I think it was Simon Holt who summed him up three years ago.  'A steeplechaser from the Gods'


----------



## Maesfen (16 March 2016)

Even watching the replays I'm welling up and I know how it ends!  

The roar as he came around the bend was hair raising; don't think I took a breath til he got over the last.  Wonderful achievement from all of them and to see him actually having to race instead of being handed it on a plate as in some of his earlier races shows just what guts he has himself.  Definitely a privilege to have seen it happening.


----------



## Madam Min (16 March 2016)

OMG!! Gutted I missed it (in work) even watching the replay I got emotional!!! Would have been a blubbering wreck watching live oh and would have deafened the neighbours!!!


----------



## Madam Min (16 March 2016)

Well done to Ryan Hatch and Blaklion!! Cracking horse!!


----------



## Clodagh (16 March 2016)

The day was just awesome. Shame about Yanworth but Yorkhill is a stunner. Blaklion is a star, so glad for the T-Ds. Sprinter Sacre, what can I say, I was screaming my head off and the dog leapt on the remote and turned the telly off! I nearly died!! I do hope Gordon Elliott's horse No More Heroes with the tendon makes it. He must have thought his day couldn't get any worse when his lovely grey fell in the Fred Winter, I was so glad to see him being led away. I am exhausted.


----------



## KautoStar1 (16 March 2016)

Racing needs good stories like SS.  It was an amazing result.  I had to wipe away a tear I'm not ashamed to admit.


----------



## Zoejl (16 March 2016)

IT is a he .I can not bear people calling horses it, and in this case it is done to be impolite . The best horse won today


----------



## Alec Swan (16 March 2016)

Mariposa said:



			*wiping tears*

&#8230;&#8230;.. . Well done Nico, well done Nicky, well done all at Seven Barrows!
		
Click to expand...

For me,  the best bit was that he didn't win by default,  because there were no fallers.  No one could deny that the race was won by the very best horse.  A remarkable achievement from all at Seven Barrows,  as you say.  So often we don't really see behind the scenes,  but his jockey was his rider in schooling and training,  and he finally has his just deserts.  

Hours later,  and I'm still buzzing.  I wonder if any of them are still sober,  or upright! 

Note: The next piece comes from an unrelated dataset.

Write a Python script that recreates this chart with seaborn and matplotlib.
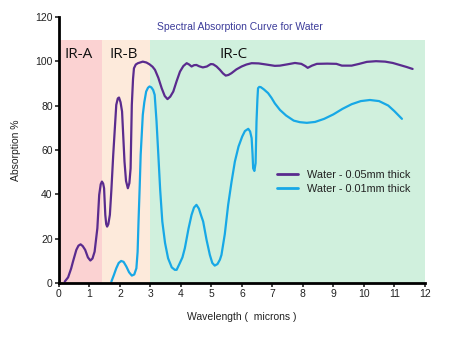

On another note,  and listening to Nick Luck,  there were some virtually word verbatim quotes,  taken from HHO which were used today.  I wonder if Ch4 research through social media,  and this site specifically.  It would be good to hear that our thoughts,  our hopes and our ambitions for the best of racing reach those who commentate.

A wonderful day,  and barely 'dominated',  which was excellent.

Alec.


----------



## millikins (16 March 2016)

Zoejl said:



			IT is a he .I can not bear people calling horses it, and in this case it is done to be impolite . The best horse won today
		
Click to expand...

Nobody's called anything an "it". Think you must have mis read a post  What a fantastic horse, the estate agent was round taking pics of the house, he was yelling at the t.v. too!


----------



## Brummyrat (16 March 2016)

Well I cried this morning at The Morning Line and have just caught up with my recording and cried again!  I honestly never thought SS could come back but racing has a habit of throwing up fairy tales which is why I love it.  All credit to the team and nice to see how much it meant to Nico.


----------



## Wimbles (17 March 2016)

I was lucky enough to be at Cheltenham yesterday and the roar as he came down the hill sent shivers down my spine!  I'm hoarse from shouting him home!

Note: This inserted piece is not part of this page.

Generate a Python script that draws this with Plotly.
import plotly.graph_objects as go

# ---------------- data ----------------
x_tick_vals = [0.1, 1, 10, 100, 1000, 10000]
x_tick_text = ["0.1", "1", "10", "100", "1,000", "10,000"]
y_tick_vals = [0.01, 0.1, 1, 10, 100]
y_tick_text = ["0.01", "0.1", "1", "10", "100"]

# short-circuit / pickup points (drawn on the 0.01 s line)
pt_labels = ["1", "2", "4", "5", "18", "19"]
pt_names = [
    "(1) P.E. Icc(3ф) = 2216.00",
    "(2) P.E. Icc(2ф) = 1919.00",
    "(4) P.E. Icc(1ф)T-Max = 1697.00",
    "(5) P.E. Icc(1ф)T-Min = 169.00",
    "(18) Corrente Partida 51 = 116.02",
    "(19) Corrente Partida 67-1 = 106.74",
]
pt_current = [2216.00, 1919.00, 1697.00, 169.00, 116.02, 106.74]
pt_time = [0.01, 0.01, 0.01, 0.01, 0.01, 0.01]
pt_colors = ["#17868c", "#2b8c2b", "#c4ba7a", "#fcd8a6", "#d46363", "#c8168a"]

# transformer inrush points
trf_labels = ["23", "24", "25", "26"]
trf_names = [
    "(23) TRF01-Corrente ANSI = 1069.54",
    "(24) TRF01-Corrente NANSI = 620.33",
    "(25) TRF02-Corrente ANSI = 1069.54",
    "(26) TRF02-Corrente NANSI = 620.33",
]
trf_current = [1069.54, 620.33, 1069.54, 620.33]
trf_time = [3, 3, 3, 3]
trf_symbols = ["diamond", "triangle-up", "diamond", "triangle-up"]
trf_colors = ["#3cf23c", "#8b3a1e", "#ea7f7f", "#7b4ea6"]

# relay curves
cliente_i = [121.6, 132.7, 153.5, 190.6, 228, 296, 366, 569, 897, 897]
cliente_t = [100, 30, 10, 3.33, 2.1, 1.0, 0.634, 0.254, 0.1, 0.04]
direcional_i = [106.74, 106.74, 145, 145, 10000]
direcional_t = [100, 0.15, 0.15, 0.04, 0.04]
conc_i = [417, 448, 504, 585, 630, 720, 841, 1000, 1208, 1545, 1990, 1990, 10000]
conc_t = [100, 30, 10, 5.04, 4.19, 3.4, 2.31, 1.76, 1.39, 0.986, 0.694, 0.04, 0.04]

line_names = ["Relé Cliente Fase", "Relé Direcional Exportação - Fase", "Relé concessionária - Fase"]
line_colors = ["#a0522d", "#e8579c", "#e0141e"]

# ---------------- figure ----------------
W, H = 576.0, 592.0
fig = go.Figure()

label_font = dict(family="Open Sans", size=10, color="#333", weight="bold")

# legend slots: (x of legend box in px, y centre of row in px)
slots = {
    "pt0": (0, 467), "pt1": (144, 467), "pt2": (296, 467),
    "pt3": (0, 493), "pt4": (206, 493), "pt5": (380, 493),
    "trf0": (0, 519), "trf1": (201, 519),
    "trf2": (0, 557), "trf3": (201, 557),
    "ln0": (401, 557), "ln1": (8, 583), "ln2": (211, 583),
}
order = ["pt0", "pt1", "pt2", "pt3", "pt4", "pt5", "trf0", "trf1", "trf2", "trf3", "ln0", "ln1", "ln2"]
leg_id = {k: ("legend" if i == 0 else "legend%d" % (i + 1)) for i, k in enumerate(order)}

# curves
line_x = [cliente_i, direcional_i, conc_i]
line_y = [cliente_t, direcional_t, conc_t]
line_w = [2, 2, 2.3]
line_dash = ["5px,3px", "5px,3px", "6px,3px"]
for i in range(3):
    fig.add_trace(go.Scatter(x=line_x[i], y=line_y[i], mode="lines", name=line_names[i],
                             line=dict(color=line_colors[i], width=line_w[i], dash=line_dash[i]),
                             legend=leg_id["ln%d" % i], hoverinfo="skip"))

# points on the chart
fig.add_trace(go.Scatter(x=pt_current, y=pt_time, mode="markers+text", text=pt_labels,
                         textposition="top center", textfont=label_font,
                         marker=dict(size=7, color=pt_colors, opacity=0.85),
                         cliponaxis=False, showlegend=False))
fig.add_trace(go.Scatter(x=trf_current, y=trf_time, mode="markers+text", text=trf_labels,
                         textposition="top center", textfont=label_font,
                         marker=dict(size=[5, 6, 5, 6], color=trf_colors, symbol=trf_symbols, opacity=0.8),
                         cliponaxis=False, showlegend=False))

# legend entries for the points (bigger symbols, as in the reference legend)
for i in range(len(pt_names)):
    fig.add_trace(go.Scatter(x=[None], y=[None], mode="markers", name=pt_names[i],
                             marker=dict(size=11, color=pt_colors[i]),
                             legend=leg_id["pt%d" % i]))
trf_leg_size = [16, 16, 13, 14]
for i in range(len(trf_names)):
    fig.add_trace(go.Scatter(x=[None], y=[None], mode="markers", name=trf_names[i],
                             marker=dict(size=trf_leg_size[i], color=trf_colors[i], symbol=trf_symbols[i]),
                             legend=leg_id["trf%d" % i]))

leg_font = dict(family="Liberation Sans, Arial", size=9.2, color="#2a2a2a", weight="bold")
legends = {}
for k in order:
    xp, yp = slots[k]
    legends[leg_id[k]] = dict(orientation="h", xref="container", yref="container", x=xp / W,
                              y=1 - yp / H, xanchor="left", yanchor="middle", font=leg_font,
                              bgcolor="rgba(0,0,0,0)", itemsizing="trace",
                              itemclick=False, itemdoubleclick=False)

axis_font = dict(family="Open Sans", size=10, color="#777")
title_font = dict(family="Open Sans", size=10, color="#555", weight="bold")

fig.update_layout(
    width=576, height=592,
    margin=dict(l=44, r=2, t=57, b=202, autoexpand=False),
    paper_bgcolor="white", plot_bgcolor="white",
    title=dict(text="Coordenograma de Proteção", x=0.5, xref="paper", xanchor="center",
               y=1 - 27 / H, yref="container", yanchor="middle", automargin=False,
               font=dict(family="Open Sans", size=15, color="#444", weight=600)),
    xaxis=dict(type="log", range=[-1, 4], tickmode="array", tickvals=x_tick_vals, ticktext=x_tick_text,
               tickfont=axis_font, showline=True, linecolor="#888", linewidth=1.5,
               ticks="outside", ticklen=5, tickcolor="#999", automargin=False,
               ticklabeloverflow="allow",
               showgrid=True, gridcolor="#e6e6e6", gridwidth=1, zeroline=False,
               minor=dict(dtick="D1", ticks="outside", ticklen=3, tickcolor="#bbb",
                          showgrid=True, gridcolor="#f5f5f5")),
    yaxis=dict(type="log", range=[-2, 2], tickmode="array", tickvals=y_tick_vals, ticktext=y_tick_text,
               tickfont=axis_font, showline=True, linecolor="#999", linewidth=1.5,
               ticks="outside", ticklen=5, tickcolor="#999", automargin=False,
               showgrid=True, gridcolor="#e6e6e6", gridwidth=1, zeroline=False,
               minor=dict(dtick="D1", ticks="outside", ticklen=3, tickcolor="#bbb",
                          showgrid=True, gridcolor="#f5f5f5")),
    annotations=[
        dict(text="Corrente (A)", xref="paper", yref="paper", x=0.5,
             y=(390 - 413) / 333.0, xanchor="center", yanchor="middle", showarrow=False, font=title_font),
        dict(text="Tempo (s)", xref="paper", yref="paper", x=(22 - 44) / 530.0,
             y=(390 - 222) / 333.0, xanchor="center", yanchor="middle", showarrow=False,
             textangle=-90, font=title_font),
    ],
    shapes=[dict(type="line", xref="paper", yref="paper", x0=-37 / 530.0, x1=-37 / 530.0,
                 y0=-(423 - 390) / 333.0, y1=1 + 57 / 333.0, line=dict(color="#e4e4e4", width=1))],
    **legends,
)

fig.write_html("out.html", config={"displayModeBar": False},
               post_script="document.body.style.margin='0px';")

He looked in a different league walking round the paddock, I wasn't going to put the weight of my money on him but I couldn't ignore just how fabulous he looked.

Also got to have a little chat and a photo with AP as we were leaving.  Top day!


----------



## Clodagh (17 March 2016)

Go you, Wimbles! What a day.
I see No More Heroes was PTS. So sad.


----------



## Wimbles (17 March 2016)

I see No More Heroes was PTS. So sad.[/QUOTE]

So sad to read this, he walked back with what looked like a nasty injury but he seemed to be walking OK so I was hoping that it was fairly superficial


----------



## Madam Min (17 March 2016)

Wimbles said:



			I was lucky enough to be at Cheltenham yesterday and the roar as he came down the hill sent shivers down my spine!  I'm hoarse from shouting him home! He looked in a different league walking round the paddock, I wasn't going to put the weight of my money on him but I couldn't ignore just how fabulous he looked.

Also got to have a little chat and a photo with AP as we were leaving.  Top day!
		
Click to expand...

Awww lucky you!!! 

Yes RIP No More Heroes xx :-(


----------